The default observation status file
(OSF) structure accommodates up to 24 stages. Additional stages are possible
by reconfiguring the OSF size.
-
What are paths?
-
A path is a set of directories used when processing data in the pipeline.
Multiple pipelines with identical steps, but with different paths, can be
run simultaneously, yet without interference. For example, at
STScI it is necessary to operate a real-time pipeline
at the same time that a production pipeline is processing, while a
reprocessing pipeline may also be simultaneously converting science images
in the background, and another pipeline may be processing engineering telemetry.
-
How does OPUS work?
-
The success of OPUS can be attributed in part to adopting a
blackboard
architecture of interprocess communication. Processes do not communicate
with each other directly; they post and update information about their status on a
common blackboard.
The blackboard is implemented simply as an ordinary directory on an
ordinary disk. The status messages are implemented simply as ordinary
files. The files are empty; pertinent information is contained in the
filenames.
This technique effectively decouples the communication processing and
automatically makes the entire system more robust. The standard file
system available under the operating system provides OPUS with a simple,
robust blackboard.
The next release of the OPUS system will offer a distributed object
alternative to the file system-based storage of blackboards that improves
scalability of the system.
-
Wasn't OPUS developed for the HST project?
-
Yes, OPUS was first developed for the Hubble Space Telescope and
constitutes the production pipeline system at the
Space Telescope Science Institute
(STScI).
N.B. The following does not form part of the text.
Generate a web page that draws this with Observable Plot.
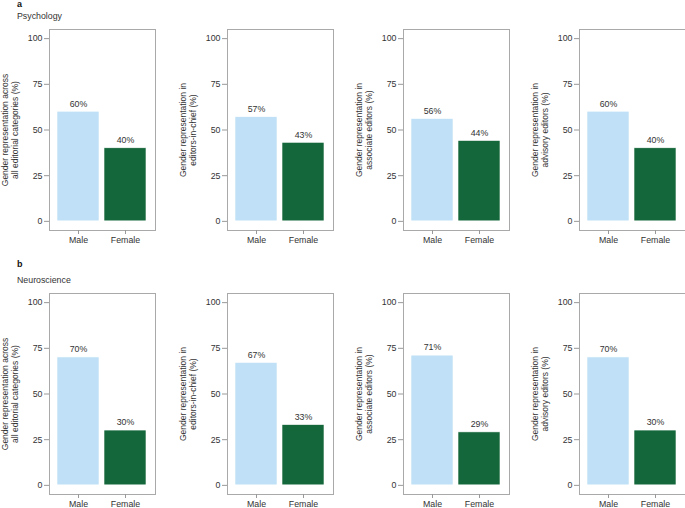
<!DOCTYPE html>
<html>
<head>
<meta charset="utf-8">
<script src="https://cdn.jsdelivr.net/npm/d3@7"></script>
<script src="https://cdn.jsdelivr.net/npm/@observablehq/plot@0.6"></script>
<style>
  body { margin: 0; background: white; font-family: "Liberation Sans", Arial, sans-serif; color: #333; }
  #chart { position: relative; width: 685px; height: 508px; overflow: hidden; }
  .panel { position: absolute; }
  .tag { position: absolute; font-weight: bold; font-size: 9px; line-height: 9px; color: #111; }
  .sub { position: absolute; font-size: 8.8px; line-height: 11px; color: #333; }
</style>
</head>
<body>
<div id="chart"></div>
<script>
// categories and colours
const categories = ["Male", "Female"];
const colors = ["#bfe0f6", "#14673a"];

// y axis labels, one per column
const yLabels = [
  "Gender representation across\nall editorial categories (%)",
  "Gender representation in\neditors-in-chief (%)",
  "Gender representation in\nassociate editors (%)",
  "Gender representation in\nadvisory editors (%)"
];

// percentages [Male, Female] per column
const psychology = [[60, 40], [57, 43], [56, 44], [60, 40]];
const neuroscience = [[70, 30], [67, 33], [71, 29], [70, 30]];

const yTicks = [0, 25, 50, 75, 100];

const chart = document.querySelector("#chart");

// frame left edge of each column
const frameLeft = [49, 227, 403, 579];

function addText(cls, txt, x, y) {
  const d = document.createElement("div");
  d.className = cls;
  d.textContent = txt;
  d.style.left = x + "px";
  d.style.top = y + "px";
  chart.appendChild(d);
}

function panel(values, label, left, top) {
  const rows = categories.map((c, i) => ({cat: c, value: values[i]}));
  const p = Plot.plot({
    width: 156,
    height: 226,
    marginLeft: 49,
    marginRight: 1,
    marginTop: 9,
    marginBottom: 16,
    style: {fontFamily: "Liberation Sans, Arial, sans-serif", fontSize: "8.8px", color: "#333", background: "transparent", overflow: "visible"},
    x: {domain: categories, paddingInner: 0.104, paddingOuter: 0.167, axis: null},
    y: {domain: [-5, 105], axis: null},
    color: {domain: categories, range: colors},
    marks: [
      Plot.frame({stroke: "#a9a9a9"}),
      Plot.barY(rows, {x: "cat", y1: 0, y2: "value", fill: "cat", stroke: "white", strokeWidth: 0.6}),
      Plot.text(rows, {x: "cat", y: "value", text: d => d.value + "%", dy: -8, fill: "#333"}),
      Plot.axisY(yTicks, {tickSize: 5, tickPadding: 2, stroke: "#999", fill: "#333", label: null}),
      Plot.axisX(categories, {tickSize: 4, tickPadding: 2.5, stroke: "#999", fill: "#333", label: null}),
      Plot.text([label], {frameAnchor: "left", textAnchor: "middle", rotate: -90, dx: -40, text: d => d, fontSize: 8.5, lineHeight: 1.18, fill: "#333"})
    ]
  });
  p.classList.add("panel");
  p.style.left = left + "px";
  p.style.top = top + "px";
  chart.appendChild(p);
}

addText("tag", "a", 17, 0);
addText("sub", "Psychology", 17, 11);
psychology.forEach((v, i) => panel(v, yLabels[i], frameLeft[i] - 49, 20));

addText("tag", "b", 17, 260);
addText("sub", "Neuroscience", 17, 275);
neuroscience.forEach((v, i) => panel(v, yLabels[i], frameLeft[i] - 49, 284));
</script>
</body>
</html>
It takes the incoming telemetry stream from
Goddard Space Flight Center,
converts the data to standard
FITS files, and
stages the observations for calibration. When processing for an
observation is complete, all data is then staged to be inserted
into the DADS archive.
Special purpose OPUS applications were developed for the FUSE (Far Ultraviolet Spectrographic
Explorer) mission. While the HST applications were not directly
applicable to the FUSE telemetry (although code reuse was
significant in this project),
the OPUS system, the OPUS pipeline
infrastructure, and the OPUS managers are used by the FUSE group.
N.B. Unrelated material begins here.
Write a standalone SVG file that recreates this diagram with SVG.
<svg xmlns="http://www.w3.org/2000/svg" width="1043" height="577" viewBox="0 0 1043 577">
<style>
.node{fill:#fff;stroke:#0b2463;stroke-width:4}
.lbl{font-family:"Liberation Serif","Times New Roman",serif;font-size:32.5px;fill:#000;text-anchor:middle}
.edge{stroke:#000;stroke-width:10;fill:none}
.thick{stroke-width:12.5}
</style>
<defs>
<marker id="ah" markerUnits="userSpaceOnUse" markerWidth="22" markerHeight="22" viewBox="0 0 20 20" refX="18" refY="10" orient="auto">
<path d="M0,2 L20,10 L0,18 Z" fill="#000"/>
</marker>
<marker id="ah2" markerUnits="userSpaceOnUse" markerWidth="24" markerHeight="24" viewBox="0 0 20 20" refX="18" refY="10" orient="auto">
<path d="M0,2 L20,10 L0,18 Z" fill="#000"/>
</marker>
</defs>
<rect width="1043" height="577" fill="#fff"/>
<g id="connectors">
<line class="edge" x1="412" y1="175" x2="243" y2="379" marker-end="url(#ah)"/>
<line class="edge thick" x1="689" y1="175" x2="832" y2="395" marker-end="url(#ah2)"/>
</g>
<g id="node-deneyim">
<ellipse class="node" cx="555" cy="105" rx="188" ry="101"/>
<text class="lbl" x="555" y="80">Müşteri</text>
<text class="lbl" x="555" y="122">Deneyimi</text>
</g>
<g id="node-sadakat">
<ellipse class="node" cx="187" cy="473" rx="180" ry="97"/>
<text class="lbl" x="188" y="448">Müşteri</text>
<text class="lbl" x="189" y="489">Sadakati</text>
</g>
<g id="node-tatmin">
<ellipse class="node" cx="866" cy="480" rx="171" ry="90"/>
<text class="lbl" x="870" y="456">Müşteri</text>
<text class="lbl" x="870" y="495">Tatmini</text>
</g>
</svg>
Since OPUS was originally distributed on CD-ROM in 1997 a number of
astronomical institutions have been reviewing its capabilities. The
International Gamma-Ray Astrophysics Laboratory
(INTEGRAL) in
Switzerland is one of the missions that has definitely decided to
use OPUS for its pipeline platform.
Other groups have picked up OPUS and are using or planning to use
the OPUS platform for their own projects. This includes the
Chandra X-Ray Observatory
and the Mount Stromlo and Siding Spring Observatories in
Australia (MSSSO) for their
large camera mosaic project.
Recently, the Space Infrared Telescope Facility
(SIRTF) has joined
the OPUS platform group, and will be using OPUS to control and monitor
their production pipeline after launch.
-
Isn't OPUS too elaborate for a small mission?
-
First, OPUS is not a large system. It is small, designed to solve a
specific problem in a robust way: distributed processing with controlled
monitoring. Even if your processing steps comprise simple shell scripts,
OPUS can provide the glue which ties everything together.
Second, OPUS relieves your talented engineering and science staff to do
the more "interesting" work. Your mission is to understand the instrument
and the science, not to build pipelines.